Address: Kensington, London W2 2UH


Time: 6.00am to dusk

Time Information:

Phone: +44 (0) 300 061 2000

700m from Paddington

50m from Queensway

Kensington Gardens was once part of Hyde Park and today they collectively form one large, continuous park, being divided by the Serpentine lake and the West Carriage Drive.

Their existence goes back to 1689 when William III and Mary II were on the throne and acquired Nottingham House on the west side of Hyde Park as their palace. They renamed it Kensington Palace and took a good proportion of Hyde Park as their palace garden. Mary set the garden out in a Dutch style and when her sister Anne took to the throne in 1702, she too developed the garden, taking an additional 30 acres from Hyde Park and adding the Orangery.

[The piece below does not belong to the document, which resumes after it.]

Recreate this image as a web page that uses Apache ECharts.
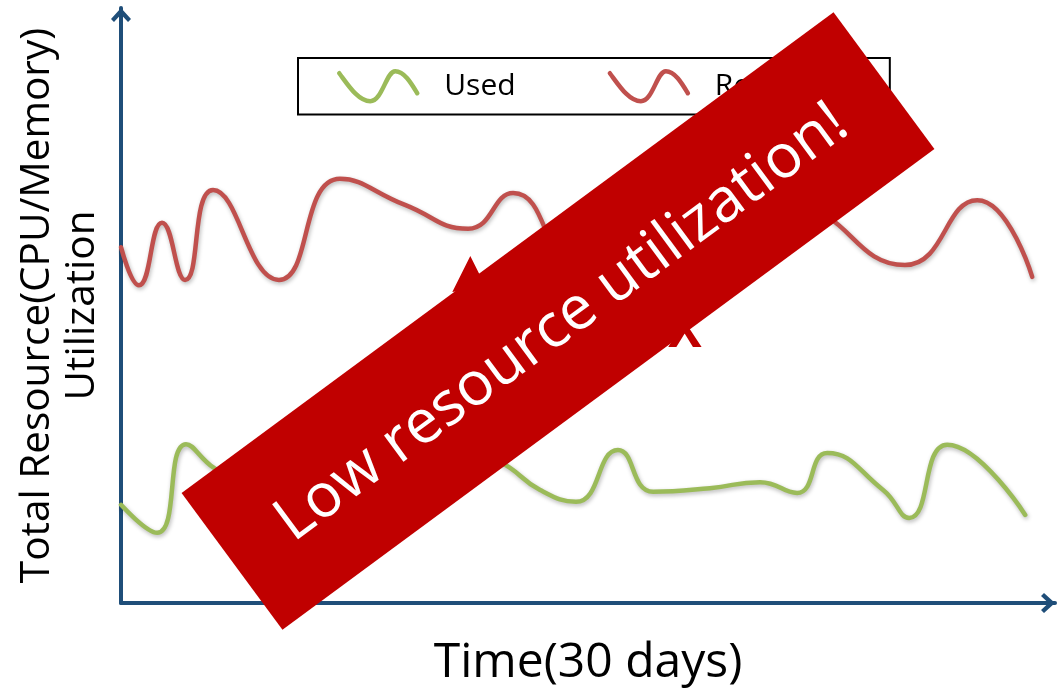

The biggest change came in 1728 when Queen Caroline, wife of George III, oversaw huge alterations as she acquired a large extra part of Hyde Park and commissioned Charles Bingham. He created the Round Pond which was surrounded with avenues of trees and after damming the River Westbourne, he created the Long Water which is part of the Serpentine. So the creation of Kensington Gardens was the work of three Queens.

The gardens opened to the public on Saturdays and became a popular and fashionable place, more so than Hyde Park as it was near the Palace. When Queen Victoria, who lived at the Palace, ascended to the throne in 1837, she moved to Buckingham Palace and Kensington Palace became less important with Kensington Gardens subsequently becoming less exclusive.

The Italian Gardens were created in 1860, the Sunken Gardens in 1909 and various memorials have been built over the years. An enormous memorial to Prince Albert stands opposite the Royal Albert Hall, there are statues of John Speke, Edward Jenner and Peter Pan and the gardens have a marvellous children’s playground in memory of Princess Diana. There is also a 900 year old tree stump called the ‘Elfin Tree’ which is adorned with tiny toy figures and is situated near the playground.

The Gardens find themselves surrounded by some of the finest landmarks in central London. Kensington Palace is adjacent on the west side, Hyde Park connects to the east, whilst the Royal Albert Hall and the Albert Memorial lie to the south.

The park is open during the hours of daylight.